Briefly, you need to:

  1. Download a checkpoint.
  2. Get the code.
  3. Load the checkpoint.
  4. Get activations.

Details are below.

Download a Checkpoint

First, download an SAE checkpoint from the Huggingface collection.

For instance, you can choose the SAE trained on OpenAI's CLIP ViT-B/16 with ImageNet-1K activations here.

You can use wget if you want:

wget https://huggingface.co/osunlp/SAE_CLIP_24K_ViT-B-16_IN1K/resolve/main/sae.pt

Get the Code

The easiest way to do this is to clone the code:

git clone https://github.com/OSU-NLP-Group/saev

You can also install the package from git if you use uv (not sure about pip or cuda):

uv add git+https://github.com/OSU-NLP-Group/saev

Or clone it and install it as an editable with pip, lik pip install -e . in your virtual environment.

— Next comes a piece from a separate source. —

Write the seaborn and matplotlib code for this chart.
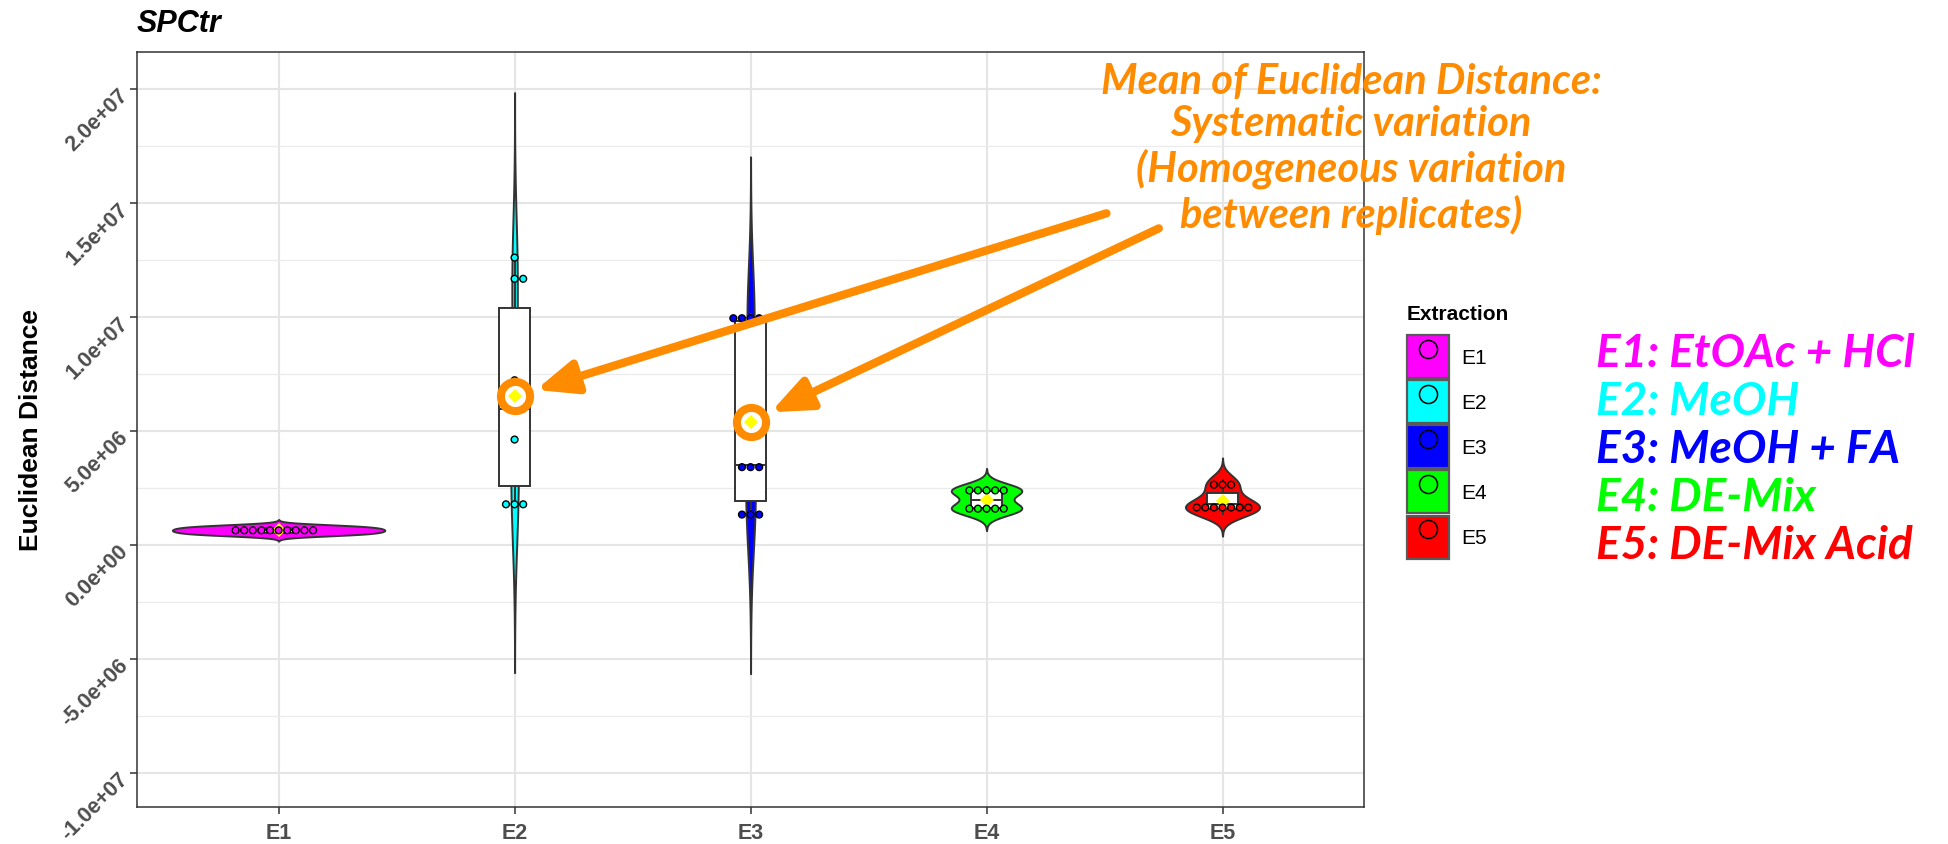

Then you can do things like from saev import ....

.. note:: If you struggle to get saev installed, open an issue on GitHub and I will figure out how to make it easier.

Load the Checkpoint

import saev.nn

sae = saev.nn.load("PATH_TO_YOUR_SAE_CKPT.pt")

Now you have a pretrained SAE.

Get Activations

This is the hardest part. We need to:

  1. Pass an image into a ViT
  2. Record the dense ViT activations at the same layer that the SAE was trained on.
  3. Pass the activations into the SAE to get sparse activations.
  4. Do something interesting with the sparse SAE activations.

There are examples of this in the demo code: for classification and semantic segmentation. If the permalinks change, you are looking for the get_sae_latents() functions in both files.

Below is example code to do it using the saev package.

import saev.nn
import saev.activations

img_transform = saev.activations.make_img_transform("clip", "ViT-B-16/openai")

vit = saev.activations.make_vit("clip", "ViT-B-16/openai")
recorded_vit = saev.activations.RecordedVisionTransformer(vit, 196, True, [10])

img = Image.open("example.jpg")

x = img_transform(img)
# Add a batch dimension
x = x[None, ...]
_, vit_acts = recorded_vit(x)
# Select the only layer in the batch and ignore the CLS token.
vit_acts = vit_acts[:, 0, 1:, :]

x_hat, f_x, loss = sae(vit_acts)

Now you have the reconstructed x (x_hat) and the sparse representation of all patches in the image (f_x).

You might select the dimensions with maximal values for each patch and see what other images are maximimally activating.

.. todo:: Provide documentation for how get maximally activating images.